━━━ GIVEN MATERIAL

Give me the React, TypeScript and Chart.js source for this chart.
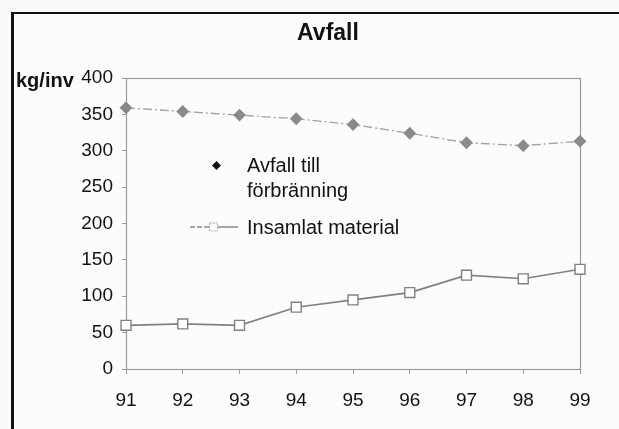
import React, { useEffect, useRef } from "react";
import { Chart, registerables } from "chart.js";

Chart.register(...registerables);

const years = ["91", "92", "93", "94", "95", "96", "97", "98", "99"];
const avfallTillForbranning = [359, 354, 349, 344, 336, 324, 311, 307, 313];
const insamlatMaterial = [60, 62, 60, 85, 95, 105, 129, 124, 137];
const yTicks = [0, 50, 100, 150, 200, 250, 300, 350, 400];
const titleText = "Avfall";
const yUnit = "kg/inv";
const legendLabels = ["Avfall till", "förbränning", "Insamlat material"];

const FONT = "'Liberation Sans', Arial, Helvetica, sans-serif";

export default function App() {
  const ref = useRef<HTMLCanvasElement | null>(null);

  useEffect(() => {
    if (!ref.current) return;
    const decor = {
      id: "decor",
      beforeDatasetsDraw(chart: any) {
        const { ctx, chartArea: a } = chart;
        ctx.save();
        ctx.strokeStyle = "#9a9a9a";
        ctx.lineWidth = 1.2;
        ctx.strokeRect(a.left + 0.5, a.top + 0.5, a.right - a.left, a.bottom - a.top);
        ctx.restore();
      },
      afterDraw(chart: any) {
        const { ctx, chartArea: a } = chart;
        ctx.save();
        ctx.fillStyle = "#111";
        ctx.textAlign = "center";
        ctx.textBaseline = "middle";
        ctx.font = `bold 23px ${FONT}`;
        ctx.fillText(titleText, 328, 34);
        ctx.textAlign = "left";
        ctx.font = `bold 20px ${FONT}`;
        ctx.fillText(yUnit, 16, a.top + 3);

        // legend
        ctx.font = `20px ${FONT}`;
        ctx.fillStyle = "#111";
        const dx = 216.5, dy = 165.5;
        ctx.beginPath();
        ctx.moveTo(dx, dy - 4.5);
        ctx.lineTo(dx + 4.5, dy);
        ctx.lineTo(dx, dy + 4.5);
        ctx.lineTo(dx - 4.5, dy);
        ctx.closePath();
        ctx.fill();
        ctx.fillText(legendLabels[0], 247, dy + 1);
        ctx.fillText(legendLabels[1], 247, dy + 26);
        const ly = 227;
        ctx.strokeStyle = "#8a8a8a";
        ctx.lineWidth = 1.5;
        ctx.setLineDash([5, 2]);
        ctx.beginPath();
        ctx.moveTo(190, ly);
        ctx.lineTo(209, ly);
        ctx.stroke();
        ctx.setLineDash([]);
        ctx.beginPath();
        ctx.moveTo(218, ly);
        ctx.lineTo(238, ly);
        ctx.stroke();
        ctx.fillStyle = "#fff";
        ctx.fillRect(209, ly - 4.5, 9, 9);
        ctx.lineWidth = 1;
        ctx.strokeStyle = "#aaa";
        ctx.setLineDash([2, 1]);
        ctx.strokeRect(209.5, ly - 4, 8, 8);
        ctx.setLineDash([]);
        ctx.fillStyle = "#111";
        ctx.fillText(legendLabels[2], 247, ly + 1);
        ctx.restore();
      },
    };

    const chart = new Chart(ref.current, {
      type: "line",
      data: {
        labels: years,
        datasets: [
          {
            label: legendLabels[0] + " " + legendLabels[1],
            data: avfallTillForbranning,
            borderColor: "#a0a0a0",
            borderWidth: 1.3,
            borderDash: [9, 3, 2, 3],
            pointStyle: "rectRot",
            pointRadius: 5.5,
            pointBackgroundColor: "#8a8a8a",
            pointBorderColor: "#8a8a8a",
            tension: 0,
          },
          {
            label: legendLabels[2],
            data: insamlatMaterial,
            borderColor: "#808080",
            borderWidth: 1.6,
            pointStyle: "rect",
            pointRadius: 7,
            pointBackgroundColor: "#ffffff",
            pointBorderColor: "#808080",
            pointBorderWidth: 1.4,
            tension: 0,
          },
        ],
      },
      options: {
        responsive: false,
        animation: false,
        events: [],
        layout: { padding: { left: 0, right: 39, top: 78, bottom: 0 } },
        plugins: {
          legend: { display: false },
          title: { display: false },
          tooltip: { enabled: false },
        },
        scales: {
          x: {
            type: "category",
            offset: false,
            border: { display: false },
            grid: { drawOnChartArea: false, drawTicks: true, tickLength: 5, color: "#999" },
            ticks: { color: "#111", font: { family: FONT, size: 19 }, padding: 15, maxRotation: 0 },
            afterFit(scale: any) {
              scale.height = 60;
            },
          },
          y: {
            min: 0,
            max: 400,
            border: { display: false },
            afterBuildTicks(scale: any) {
              scale.ticks = yTicks.map((v) => ({ value: v }));
            },
            grid: { drawOnChartArea: false, drawTicks: true, tickLength: 4, color: "#999" },
            ticks: { color: "#111", font: { family: FONT, size: 19 }, padding: 9 },
            afterFit(scale: any) {
              scale.width = 126;
            },
          },
        },
      },
      plugins: [decor],
    });
    return () => chart.destroy();
  }, []);

  return (
    <div style={{ position: "fixed", left: 0, top: 0, width: 619, height: 429, overflow: "hidden", background: "#fafafa" }}>
      <div
        style={{
          position: "absolute",
          left: 11,
          top: 12,
          width: 660,
          height: 470,
          borderTop: "2px solid #111",
          borderLeft: "3px solid #111",
          background: "#fcfcfc",
        }}
      />
      <canvas ref={ref} width={619} height={429} style={{ position: "absolute", left: 0, top: 0 }} />
    </div>
  );
}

━━━━━━

■ WHAT THE EXERCISE ASKS
Skip every picture and return the lines above from the top through the one that contains "ctx.fillText(yUnit, 16, a.top + 3);".

■ ANSWER TO THE TASK
Give me the React, TypeScript and Chart.js source for this chart.
import React, { useEffect, useRef } from "react";
import { Chart, registerables } from "chart.js";

Chart.register(...registerables);

const years = ["91", "92", "93", "94", "95", "96", "97", "98", "99"];
const avfallTillForbranning = [359, 354, 349, 344, 336, 324, 311, 307, 313];
const insamlatMaterial = [60, 62, 60, 85, 95, 105, 129, 124, 137];
const yTicks = [0, 50, 100, 150, 200, 250, 300, 350, 400];
const titleText = "Avfall";
const yUnit = "kg/inv";
const legendLabels = ["Avfall till", "förbränning", "Insamlat material"];

const FONT = "'Liberation Sans', Arial, Helvetica, sans-serif";

export default function App() {
  const ref = useRef<HTMLCanvasElement | null>(null);

  useEffect(() => {
    if (!ref.current) return;
    const decor = {
      id: "decor",
      beforeDatasetsDraw(chart: any) {
        const { ctx, chartArea: a } = chart;
        ctx.save();
        ctx.strokeStyle = "#9a9a9a";
        ctx.lineWidth = 1.2;
        ctx.strokeRect(a.left + 0.5, a.top + 0.5, a.right - a.left, a.bottom - a.top);
        ctx.restore();
      },
      afterDraw(chart: any) {
        const { ctx, chartArea: a } = chart;
        ctx.save();
        ctx.fillStyle = "#111";
        ctx.textAlign = "center";
        ctx.textBaseline = "middle";
        ctx.font = `bold 23px ${FONT}`;
        ctx.fillText(titleText, 328, 34);
        ctx.textAlign = "left";
        ctx.font = `bold 20px ${FONT}`;
        ctx.fillText(yUnit, 16, a.top + 3);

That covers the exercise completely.